Roles
Roles
A role is a persona the AI assumes during a workflow phase. It defines how the AI should think, what it should prioritize, and what it should avoid. When a workflow moves from one phase to the next, the AI's role changes with it.
Why roles matter
Without roles, the AI treats every phase the same way. Ask it to investigate a bug and it jumps straight to writing a fix. Ask it to review code and it starts refactoring instead of analyzing.
Roles force a different mindset per phase. The investigator traces causes — it doesn't write code. The builder implements solutions — it doesn't re-investigate. The reviewer analyzes — it doesn't rewrite. Each role has a clear boundary.
Structure
name: investigator
group: vast
department: engineering
description: Traces bugs to their root cause
instructions: |
You are the investigator. You methodically trace problems
to their root cause. You build timelines, gather evidence,
and use structured techniques (five whys, hypothesis testing).
You do not fix things. You find the cause.
phases:
- understand
- validate
A role has:
- name — Identifier used in workflow phase definitions (e.g.,
role: vast:investigator). - group — Namespace.
vastfor built-in roles. Use your own group name for custom roles. - description — A one-line summary of what this role does.

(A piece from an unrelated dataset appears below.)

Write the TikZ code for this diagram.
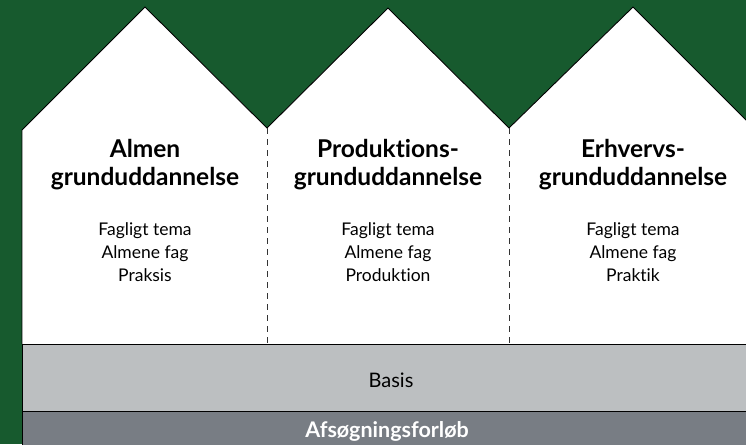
\documentclass[tikz,border=0pt]{standalone}
\usepackage{fontspec}
\setmainfont{Lato}[Ligatures={NoCommon}]
\definecolor{bggreen}{HTML}{175A2E}
\definecolor{basisgray}{HTML}{BCBFC1}
\definecolor{afsgray}{HTML}{787D84}
\begin{document}
\begin{tikzpicture}[x=1pt,y=-1pt,
  outline/.style={draw=black,line width=0.9pt},
  divider/.style={draw=black!80,line width=0.9pt,dash pattern=on 6pt off 5pt},
  heading/.style={anchor=base,font=\fontsize{24.5}{28}\selectfont\bfseries,text=black,inner sep=0pt},
  bodytext/.style={anchor=base,font=\fontsize{17.5}{20}\selectfont,text=black,inner sep=0pt},
  bandtext/.style={anchor=base,font=\fontsize{20}{24}\selectfont,inner sep=0pt}]
\useasboundingbox (0,0) rectangle (746,444);
\clip (0,0) rectangle (746,444);
\fill[bggreen] (0,0) rectangle (746,444);
% coordinates
\coordinate (eaveL) at (22,130);
\coordinate (peak1) at (145,7);
\coordinate (val1) at (267,128);
\coordinate (peak2) at (388,8);
\coordinate (val2) at (509,128);
\coordinate (peak3) at (633,7);
\coordinate (eaveR) at (760,134);
\coordinate (base1) at (267,344);
\coordinate (base2) at (509,344);
% houses
\fill[white] (22,344) -- (eaveL) -- (peak1) -- (val1) -- (peak2) -- (val2) -- (peak3) -- (eaveR) -- (760,344) -- cycle;
\draw[outline] (22,344) -- (eaveL) -- (peak1) -- (val1) -- (peak2) -- (val2) -- (peak3) -- (eaveR);
\draw[divider] (val1) -- (base1);
\draw[divider] (val2) -- (base2);
% bands
\fill[basisgray] (22,344) rectangle (760,411);
\fill[afsgray] (22,411) rectangle (760,450);
\draw[outline] (22,344) -- (760,344);
\draw[outline] (22,411) -- (760,411);
\draw[outline] (22,344) -- (22,450);
% texts
\node[heading] (h1a) at (145,157) {Almen};
\node[heading] (h1b) at (145,185) {grunduddannelse};
\node[heading] (h2a) at (388,157) {Produktions-};
\node[heading] (h2b) at (388,185) {grunduddannelse};
\node[heading] (h3a) at (633,157) {Erhvervs-};
\node[heading] (h3b) at (633,185) {grunduddannelse};
\node[bodytext] (b1a) at (145,235) {Fagligt tema};
\node[bodytext] (b1b) at (145,258) {Almene fag};
\node[bodytext] (b1c) at (145,281) {Praksis};
\node[bodytext] (b2a) at (388,235) {Fagligt tema};
\node[bodytext] (b2b) at (388,258) {Almene fag};
\node[bodytext] (b2c) at (388,281) {Produktion};
\node[bodytext] (b3a) at (633,235) {Fagligt tema};
\node[bodytext] (b3b) at (633,258) {Almene fag};
\node[bodytext] (b3c) at (633,281) {Praktik};
\node[bandtext,text=black] (basis) at (391,387) {Basis};
\node[bandtext,text=white,font=\fontsize{21.5}{24}\selectfont\bfseries] (afs) at (387,437) {Afsøgningsforløb};
\end{tikzpicture}
\end{document}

- instructions — The prompt given to the AI when it assumes this role. This is where you define the behavior: what to focus on, what to avoid, how to approach problems.
- phases — Which workflow phases this role is designed for. This is informational — it helps you understand which phases typically use this role, but any phase can reference any role.
Built-in roles
8Vast ships with roles for common engineering tasks:
- vast:investigator — Traces problems to their root cause. Gathers evidence. Builds timelines. Does not fix things.

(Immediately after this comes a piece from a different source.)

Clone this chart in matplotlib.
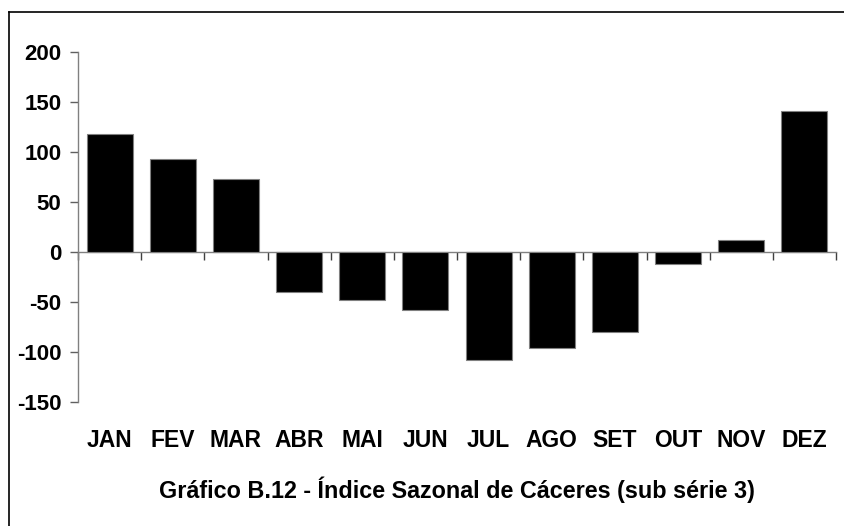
import matplotlib

matplotlib.use("Agg")

import matplotlib.pyplot as plt
from matplotlib.lines import Line2D
import numpy as np

months = ["JAN", "FEV", "MAR", "ABR", "MAI", "JUN", "JUL", "AGO", "SET", "OUT", "NOV", "DEZ"]
seasonal_index = [118, 93.5, 73, -40, -48, -58.5, -108, -96, -80, -12, 12, 141]
y_ticks = [-150, -100, -50, 0, 50, 100, 150, 200]
title = "Gráfico B.12 - Índice Sazonal de Cáceres (sub série 3)"

plt.rcParams["font.family"] = ["Liberation Sans", "DejaVu Sans"]
plt.rcParams["font.weight"] = "bold"

figure = plt.figure(figsize=(8.44, 5.26), dpi=100)
axis = figure.add_axes([78 / 844, 1 - 401.5 / 526, (836 - 78) / 844, (401.5 - 52.3) / 526])

x = np.arange(len(months))
axis.bar(x, seasonal_index, width=0.73, color="black", edgecolor="#808080", linewidth=0.8, zorder=3)

axis.set_xlim(-0.5, len(months) - 0.5)
axis.set_ylim(-150, 200)
axis.set_yticks(y_ticks)
axis.set_yticklabels([str(v) for v in y_ticks], fontsize=16, fontweight="bold")
axis.tick_params(axis="y", direction="out", length=6, width=1, color="#606060", pad=6)

axis.set_xticks(x)
axis.set_xticklabels(months, fontsize=16.5, fontweight="bold")
axis.tick_params(axis="x", length=0, pad=20)

for side in ["top", "right", "bottom"]:
    axis.spines[side].set_visible(False)
axis.spines["left"].set_color("#808080")
axis.spines["left"].set_linewidth(1)

# zero line with category boundary ticks
zero_axis = axis.secondary_xaxis(0, transform=axis.transData)
zero_axis.set_xticks(np.arange(-0.5, len(months), 1.0))
zero_axis.set_xticklabels([])
zero_axis.tick_params(direction="out", length=6, width=1, color="#404040")
zero_axis.spines["bottom"].set_color("#808080")
zero_axis.spines["bottom"].set_linewidth(1)

figure.text(457 / 844, 1 - 490 / 526, title, ha="center", va="center", fontsize=16.8, fontweight="bold")

# outer frame (only top and left edges fall inside the image)
figure.add_artist(Line2D([9 / 844, 9 / 844], [0, 1 - 12 / 526], color="black", linewidth=1.2, transform=figure.transFigure))
figure.add_artist(Line2D([9 / 844, 1], [1 - 12 / 526, 1 - 12 / 526], color="black", linewidth=1.2, transform=figure.transFigure))

figure.savefig("out.png", dpi=100)
plt.close(figure)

- vast:builder — Implements solutions. Writes code. Writes tests. Follows conventions. Does not re-investigate.
- vast:reviewer — Analyzes code changes. Checks for correctness, style, and edge cases. Does not rewrite.
- vast:planner — Designs solutions. Evaluates tradeoffs. Produces specifications. Does not implement.
Each role has detailed instructions that shape the AI's behavior during its active phases.
Custom roles
Define your own roles for your team's needs. A security auditor, a documentation writer, a performance analyst — any perspective you want the AI to adopt during a workflow phase.
name: security-auditor
group: myteam
description: Reviews code for security issues
instructions: |
You review code for security vulnerabilities. Check for:
injection attacks, authentication bypasses, data exposure,
insecure defaults, missing input validation.
Flag issues by severity. Do not fix them — document them
with reproduction steps and suggested mitigations.
Reference it in a workflow phase:
phases:
- name: security-review
role: myteam:security-auditor
steps:
- name: Audit changes
instruction: Review all modified files for security issues
deliverable:
kind: document
description: Security audit report
Where roles live
Roles are YAML files stored in .8v/roles/:
- Project roles (
.8v/roles/security-auditor.yamlin your project) — Available only in that project. - User roles (
~/.8v/roles/security-auditor.yaml) — Available in all your projects.
Project roles take priority over user roles with the same name.
Roles vs. skills
Roles and skills are different things. A role defines who the AI is — its perspective and approach. A skill provides what the AI knows — domain-specific knowledge and rules. A role says "you are an investigator." A skill says "here are this project's error handling conventions." They work together: a phase has one role and can reference multiple skills.